### Requirements
The listing below must be repeated word for word, with its images excluded.

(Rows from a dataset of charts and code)
"""
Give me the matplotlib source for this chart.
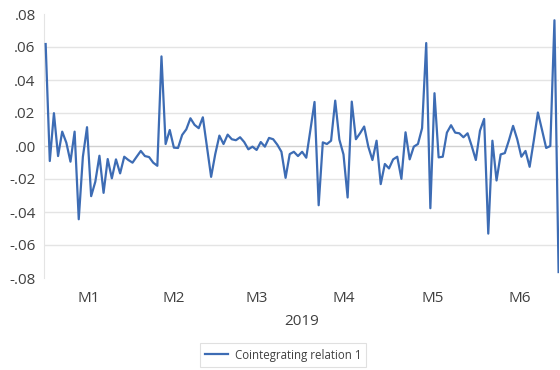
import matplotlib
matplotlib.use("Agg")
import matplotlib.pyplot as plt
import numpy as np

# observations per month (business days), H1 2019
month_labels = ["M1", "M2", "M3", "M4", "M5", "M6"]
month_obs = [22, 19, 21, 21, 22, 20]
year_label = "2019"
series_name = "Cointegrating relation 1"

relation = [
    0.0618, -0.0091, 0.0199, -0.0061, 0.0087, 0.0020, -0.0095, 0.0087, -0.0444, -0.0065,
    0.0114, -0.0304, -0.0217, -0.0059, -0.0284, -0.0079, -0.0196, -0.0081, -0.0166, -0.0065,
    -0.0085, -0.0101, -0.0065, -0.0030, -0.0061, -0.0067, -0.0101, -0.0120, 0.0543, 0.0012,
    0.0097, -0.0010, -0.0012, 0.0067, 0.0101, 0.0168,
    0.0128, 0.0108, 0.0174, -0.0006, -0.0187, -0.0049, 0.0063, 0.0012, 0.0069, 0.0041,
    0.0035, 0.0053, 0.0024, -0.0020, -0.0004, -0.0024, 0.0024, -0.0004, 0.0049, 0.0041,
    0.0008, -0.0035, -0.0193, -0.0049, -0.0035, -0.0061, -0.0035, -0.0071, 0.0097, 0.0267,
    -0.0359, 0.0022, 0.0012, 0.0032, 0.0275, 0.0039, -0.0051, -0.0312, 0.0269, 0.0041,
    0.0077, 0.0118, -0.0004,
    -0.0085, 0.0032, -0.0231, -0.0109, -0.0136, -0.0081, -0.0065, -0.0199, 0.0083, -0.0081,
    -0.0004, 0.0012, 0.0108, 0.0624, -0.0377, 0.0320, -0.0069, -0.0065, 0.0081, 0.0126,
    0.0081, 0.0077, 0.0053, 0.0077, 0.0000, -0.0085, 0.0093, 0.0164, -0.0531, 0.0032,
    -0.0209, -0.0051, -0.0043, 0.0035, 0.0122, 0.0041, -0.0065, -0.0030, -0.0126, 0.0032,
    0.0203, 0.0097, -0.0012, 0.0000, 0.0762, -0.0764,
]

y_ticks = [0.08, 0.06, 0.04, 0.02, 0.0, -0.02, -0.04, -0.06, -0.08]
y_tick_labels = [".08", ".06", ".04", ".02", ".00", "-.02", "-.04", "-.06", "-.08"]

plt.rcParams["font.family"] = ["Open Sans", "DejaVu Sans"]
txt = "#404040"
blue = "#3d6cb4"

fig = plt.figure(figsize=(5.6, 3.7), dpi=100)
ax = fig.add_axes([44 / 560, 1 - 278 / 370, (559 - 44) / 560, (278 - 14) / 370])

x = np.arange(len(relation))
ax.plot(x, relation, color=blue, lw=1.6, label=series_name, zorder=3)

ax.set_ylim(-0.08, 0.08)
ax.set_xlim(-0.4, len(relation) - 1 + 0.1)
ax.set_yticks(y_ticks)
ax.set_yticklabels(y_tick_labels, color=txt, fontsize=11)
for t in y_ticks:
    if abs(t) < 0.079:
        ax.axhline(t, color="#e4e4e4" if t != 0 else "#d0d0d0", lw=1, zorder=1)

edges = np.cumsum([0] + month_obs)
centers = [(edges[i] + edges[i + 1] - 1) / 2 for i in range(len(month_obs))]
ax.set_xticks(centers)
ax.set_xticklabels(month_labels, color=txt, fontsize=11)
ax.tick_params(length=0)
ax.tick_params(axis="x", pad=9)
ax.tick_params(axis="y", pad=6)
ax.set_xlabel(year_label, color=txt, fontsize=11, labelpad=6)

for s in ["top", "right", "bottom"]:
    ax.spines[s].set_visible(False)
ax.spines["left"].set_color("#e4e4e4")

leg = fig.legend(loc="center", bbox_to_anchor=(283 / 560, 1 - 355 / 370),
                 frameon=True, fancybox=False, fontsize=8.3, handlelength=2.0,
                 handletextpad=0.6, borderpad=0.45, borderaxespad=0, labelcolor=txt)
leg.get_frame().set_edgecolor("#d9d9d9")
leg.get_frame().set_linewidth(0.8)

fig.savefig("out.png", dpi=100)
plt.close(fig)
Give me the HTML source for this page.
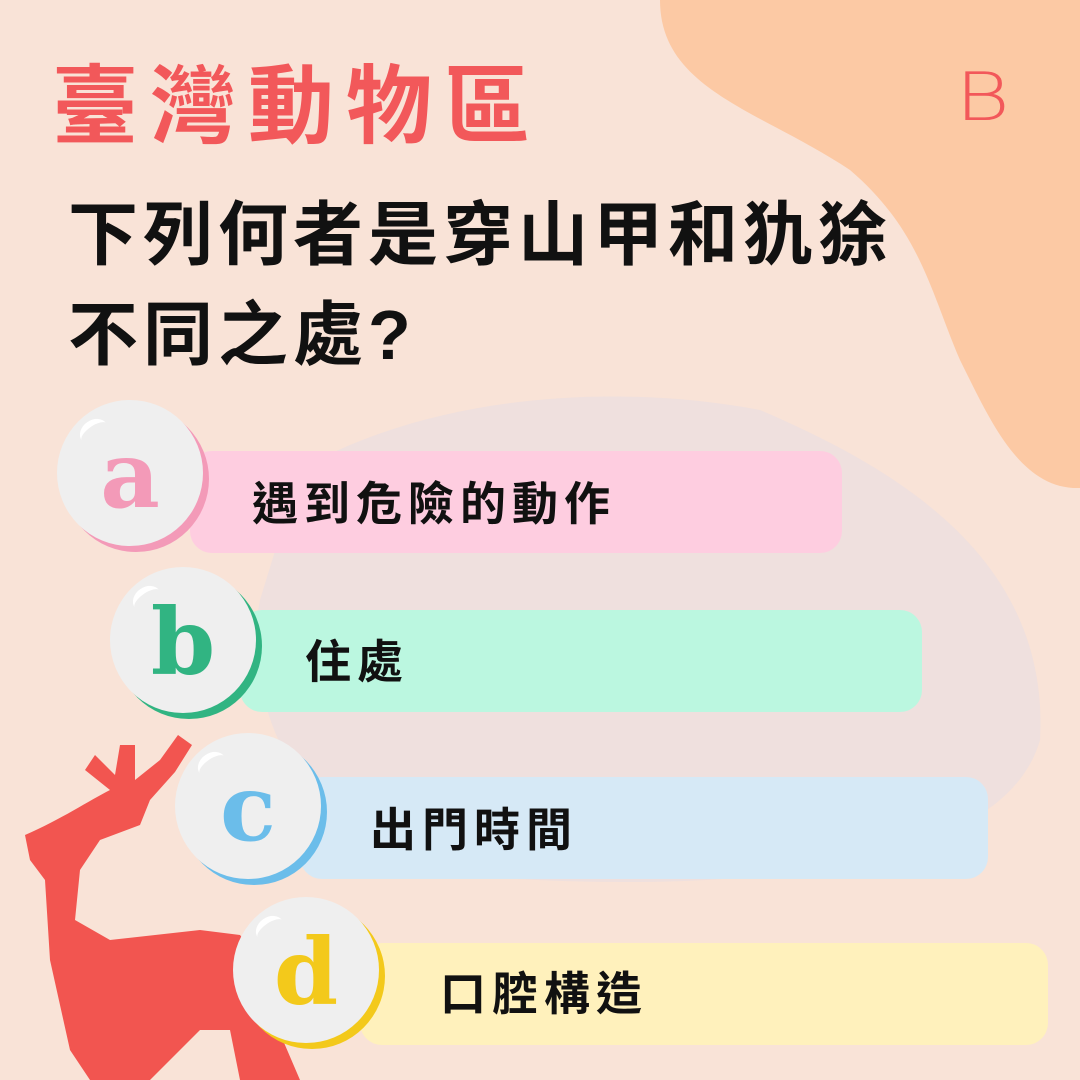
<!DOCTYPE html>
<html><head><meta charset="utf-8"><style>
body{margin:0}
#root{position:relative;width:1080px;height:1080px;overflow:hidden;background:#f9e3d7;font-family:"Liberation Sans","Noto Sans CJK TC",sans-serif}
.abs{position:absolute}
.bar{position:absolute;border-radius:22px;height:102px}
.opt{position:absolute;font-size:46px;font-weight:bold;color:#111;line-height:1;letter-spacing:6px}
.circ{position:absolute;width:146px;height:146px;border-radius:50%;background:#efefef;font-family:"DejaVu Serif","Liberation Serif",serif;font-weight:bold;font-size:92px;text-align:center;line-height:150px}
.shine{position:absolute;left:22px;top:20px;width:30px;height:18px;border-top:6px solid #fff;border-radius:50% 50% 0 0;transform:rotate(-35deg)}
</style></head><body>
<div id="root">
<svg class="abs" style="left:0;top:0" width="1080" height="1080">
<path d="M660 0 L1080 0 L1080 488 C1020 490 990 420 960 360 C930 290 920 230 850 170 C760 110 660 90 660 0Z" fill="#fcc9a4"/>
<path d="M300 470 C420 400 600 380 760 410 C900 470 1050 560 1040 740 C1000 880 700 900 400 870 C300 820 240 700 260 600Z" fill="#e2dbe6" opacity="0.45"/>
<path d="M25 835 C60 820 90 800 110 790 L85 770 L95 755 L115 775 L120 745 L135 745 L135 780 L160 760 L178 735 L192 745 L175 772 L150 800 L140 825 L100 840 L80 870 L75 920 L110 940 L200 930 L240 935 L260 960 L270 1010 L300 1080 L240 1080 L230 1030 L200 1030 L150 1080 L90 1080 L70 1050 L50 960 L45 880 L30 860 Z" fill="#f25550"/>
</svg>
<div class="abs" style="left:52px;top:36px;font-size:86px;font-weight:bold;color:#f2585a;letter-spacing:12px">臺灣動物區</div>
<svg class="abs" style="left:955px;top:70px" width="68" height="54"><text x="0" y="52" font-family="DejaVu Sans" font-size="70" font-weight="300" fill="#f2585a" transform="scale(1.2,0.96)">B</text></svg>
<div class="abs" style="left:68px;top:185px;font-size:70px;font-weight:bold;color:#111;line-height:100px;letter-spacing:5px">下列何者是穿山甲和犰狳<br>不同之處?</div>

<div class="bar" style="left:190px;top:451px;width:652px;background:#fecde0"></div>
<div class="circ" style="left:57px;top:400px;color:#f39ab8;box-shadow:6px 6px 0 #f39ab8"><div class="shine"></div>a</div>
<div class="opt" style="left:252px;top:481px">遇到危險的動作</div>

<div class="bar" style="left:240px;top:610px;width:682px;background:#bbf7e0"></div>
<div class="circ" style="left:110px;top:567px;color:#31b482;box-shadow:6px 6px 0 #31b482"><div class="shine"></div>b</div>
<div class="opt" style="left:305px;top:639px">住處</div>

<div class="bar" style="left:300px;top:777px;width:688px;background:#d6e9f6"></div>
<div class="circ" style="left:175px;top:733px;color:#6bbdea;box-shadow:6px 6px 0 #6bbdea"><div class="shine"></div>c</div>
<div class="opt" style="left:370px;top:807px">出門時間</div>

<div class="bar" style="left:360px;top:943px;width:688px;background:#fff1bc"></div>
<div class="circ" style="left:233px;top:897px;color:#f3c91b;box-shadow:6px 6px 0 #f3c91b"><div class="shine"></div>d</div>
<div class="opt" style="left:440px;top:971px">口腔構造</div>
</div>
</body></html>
"""
### Response to this exercise
Give me the matplotlib source for this chart.
import matplotlib
matplotlib.use("Agg")
import matplotlib.pyplot as plt
import numpy as np

# observations per month (business days), H1 2019
month_labels = ["M1", "M2", "M3", "M4", "M5", "M6"]
month_obs = [22, 19, 21, 21, 22, 20]
year_label = "2019"
series_name = "Cointegrating relation 1"

relation = [
    0.0618, -0.0091, 0.0199, -0.0061, 0.0087, 0.0020, -0.0095, 0.0087, -0.0444, -0.0065,
    0.0114, -0.0304, -0.0217, -0.0059, -0.0284, -0.0079, -0.0196, -0.0081, -0.0166, -0.0065,
    -0.0085, -0.0101, -0.0065, -0.0030, -0.0061, -0.0067, -0.0101, -0.0120, 0.0543, 0.0012,
    0.0097, -0.0010, -0.0012, 0.0067, 0.0101, 0.0168,
    0.0128, 0.0108, 0.0174, -0.0006, -0.0187, -0.0049, 0.0063, 0.0012, 0.0069, 0.0041,
    0.0035, 0.0053, 0.0024, -0.0020, -0.0004, -0.0024, 0.0024, -0.0004, 0.0049, 0.0041,
    0.0008, -0.0035, -0.0193, -0.0049, -0.0035, -0.0061, -0.0035, -0.0071, 0.0097, 0.0267,
    -0.0359, 0.0022, 0.0012, 0.0032, 0.0275, 0.0039, -0.0051, -0.0312, 0.0269, 0.0041,
    0.0077, 0.0118, -0.0004,
    -0.0085, 0.0032, -0.0231, -0.0109, -0.0136, -0.0081, -0.0065, -0.0199, 0.0083, -0.0081,
    -0.0004, 0.0012, 0.0108, 0.0624, -0.0377, 0.0320, -0.0069, -0.0065, 0.0081, 0.0126,
    0.0081, 0.0077, 0.0053, 0.0077, 0.0000, -0.0085, 0.0093, 0.0164, -0.0531, 0.0032,
    -0.0209, -0.0051, -0.0043, 0.0035, 0.0122, 0.0041, -0.0065, -0.0030, -0.0126, 0.0032,
    0.0203, 0.0097, -0.0012, 0.0000, 0.0762, -0.0764,
]

y_ticks = [0.08, 0.06, 0.04, 0.02, 0.0, -0.02, -0.04, -0.06, -0.08]
y_tick_labels = [".08", ".06", ".04", ".02", ".00", "-.02", "-.04", "-.06", "-.08"]

plt.rcParams["font.family"] = ["Open Sans", "DejaVu Sans"]
txt = "#404040"
blue = "#3d6cb4"

fig = plt.figure(figsize=(5.6, 3.7), dpi=100)
ax = fig.add_axes([44 / 560, 1 - 278 / 370, (559 - 44) / 560, (278 - 14) / 370])

x = np.arange(len(relation))
ax.plot(x, relation, color=blue, lw=1.6, label=series_name, zorder=3)

ax.set_ylim(-0.08, 0.08)
ax.set_xlim(-0.4, len(relation) - 1 + 0.1)
ax.set_yticks(y_ticks)
ax.set_yticklabels(y_tick_labels, color=txt, fontsize=11)
for t in y_ticks:
    if abs(t) < 0.079:
        ax.axhline(t, color="#e4e4e4" if t != 0 else "#d0d0d0", lw=1, zorder=1)

edges = np.cumsum([0] + month_obs)
centers = [(edges[i] + edges[i + 1] - 1) / 2 for i in range(len(month_obs))]
ax.set_xticks(centers)
ax.set_xticklabels(month_labels, color=txt, fontsize=11)
ax.tick_params(length=0)
ax.tick_params(axis="x", pad=9)
ax.tick_params(axis="y", pad=6)
ax.set_xlabel(year_label, color=txt, fontsize=11, labelpad=6)

for s in ["top", "right", "bottom"]:
    ax.spines[s].set_visible(False)
ax.spines["left"].set_color("#e4e4e4")

leg = fig.legend(loc="center", bbox_to_anchor=(283 / 560, 1 - 355 / 370),
                 frameon=True, fancybox=False, fontsize=8.3, handlelength=2.0,
                 handletextpad=0.6, borderpad=0.45, borderaxespad=0, labelcolor=txt)
leg.get_frame().set_edgecolor("#d9d9d9")
leg.get_frame().set_linewidth(0.8)

fig.savefig("out.png", dpi=100)
plt.close(fig)
Give me the HTML source for this page.
<!DOCTYPE html>
<html><head><meta charset="utf-8"><style>
body{margin:0}
#root{position:relative;width:1080px;height:1080px;overflow:hidden;background:#f9e3d7;font-family:"Liberation Sans","Noto Sans CJK TC",sans-serif}
.abs{position:absolute}
.bar{position:absolute;border-radius:22px;height:102px}
.opt{position:absolute;font-size:46px;font-weight:bold;color:#111;line-height:1;letter-spacing:6px}
.circ{position:absolute;width:146px;height:146px;border-radius:50%;background:#efefef;font-family:"DejaVu Serif","Liberation Serif",serif;font-weight:bold;font-size:92px;text-align:center;line-height:150px}
.shine{position:absolute;left:22px;top:20px;width:30px;height:18px;border-top:6px solid #fff;border-radius:50% 50% 0 0;transform:rotate(-35deg)}
</style></head><body>
<div id="root">
<svg class="abs" style="left:0;top:0" width="1080" height="1080">
<path d="M660 0 L1080 0 L1080 488 C1020 490 990 420 960 360 C930 290 920 230 850 170 C760 110 660 90 660 0Z" fill="#fcc9a4"/>
<path d="M300 470 C420 400 600 380 760 410 C900 470 1050 560 1040 740 C1000 880 700 900 400 870 C300 820 240 700 260 600Z" fill="#e2dbe6" opacity="0.45"/>
<path d="M25 835 C60 820 90 800 110 790 L85 770 L95 755 L115 775 L120 745 L135 745 L135 780 L160 760 L178 735 L192 745 L175 772 L150 800 L140 825 L100 840 L80 870 L75 920 L110 940 L200 930 L240 935 L260 960 L270 1010 L300 1080 L240 1080 L230 1030 L200 1030 L150 1080 L90 1080 L70 1050 L50 960 L45 880 L30 860 Z" fill="#f25550"/>
</svg>
<div class="abs" style="left:52px;top:36px;font-size:86px;font-weight:bold;color:#f2585a;letter-spacing:12px">臺灣動物區</div>
<svg class="abs" style="left:955px;top:70px" width="68" height="54"><text x="0" y="52" font-family="DejaVu Sans" font-size="70" font-weight="300" fill="#f2585a" transform="scale(1.2,0.96)">B</text></svg>
<div class="abs" style="left:68px;top:185px;font-size:70px;font-weight:bold;color:#111;line-height:100px;letter-spacing:5px">下列何者是穿山甲和犰狳<br>不同之處?</div>

<div class="bar" style="left:190px;top:451px;width:652px;background:#fecde0"></div>
<div class="circ" style="left:57px;top:400px;color:#f39ab8;box-shadow:6px 6px 0 #f39ab8"><div class="shine"></div>a</div>
<div class="opt" style="left:252px;top:481px">遇到危險的動作</div>

<div class="bar" style="left:240px;top:610px;width:682px;background:#bbf7e0"></div>
<div class="circ" style="left:110px;top:567px;color:#31b482;box-shadow:6px 6px 0 #31b482"><div class="shine"></div>b</div>
<div class="opt" style="left:305px;top:639px">住處</div>

<div class="bar" style="left:300px;top:777px;width:688px;background:#d6e9f6"></div>
<div class="circ" style="left:175px;top:733px;color:#6bbdea;box-shadow:6px 6px 0 #6bbdea"><div class="shine"></div>c</div>
<div class="opt" style="left:370px;top:807px">出門時間</div>

<div class="bar" style="left:360px;top:943px;width:688px;background:#fff1bc"></div>
<div class="circ" style="left:233px;top:897px;color:#f3c91b;box-shadow:6px 6px 0 #f3c91b"><div class="shine"></div>d</div>
<div class="opt" style="left:440px;top:971px">口腔構造</div>
</div>
</body></html>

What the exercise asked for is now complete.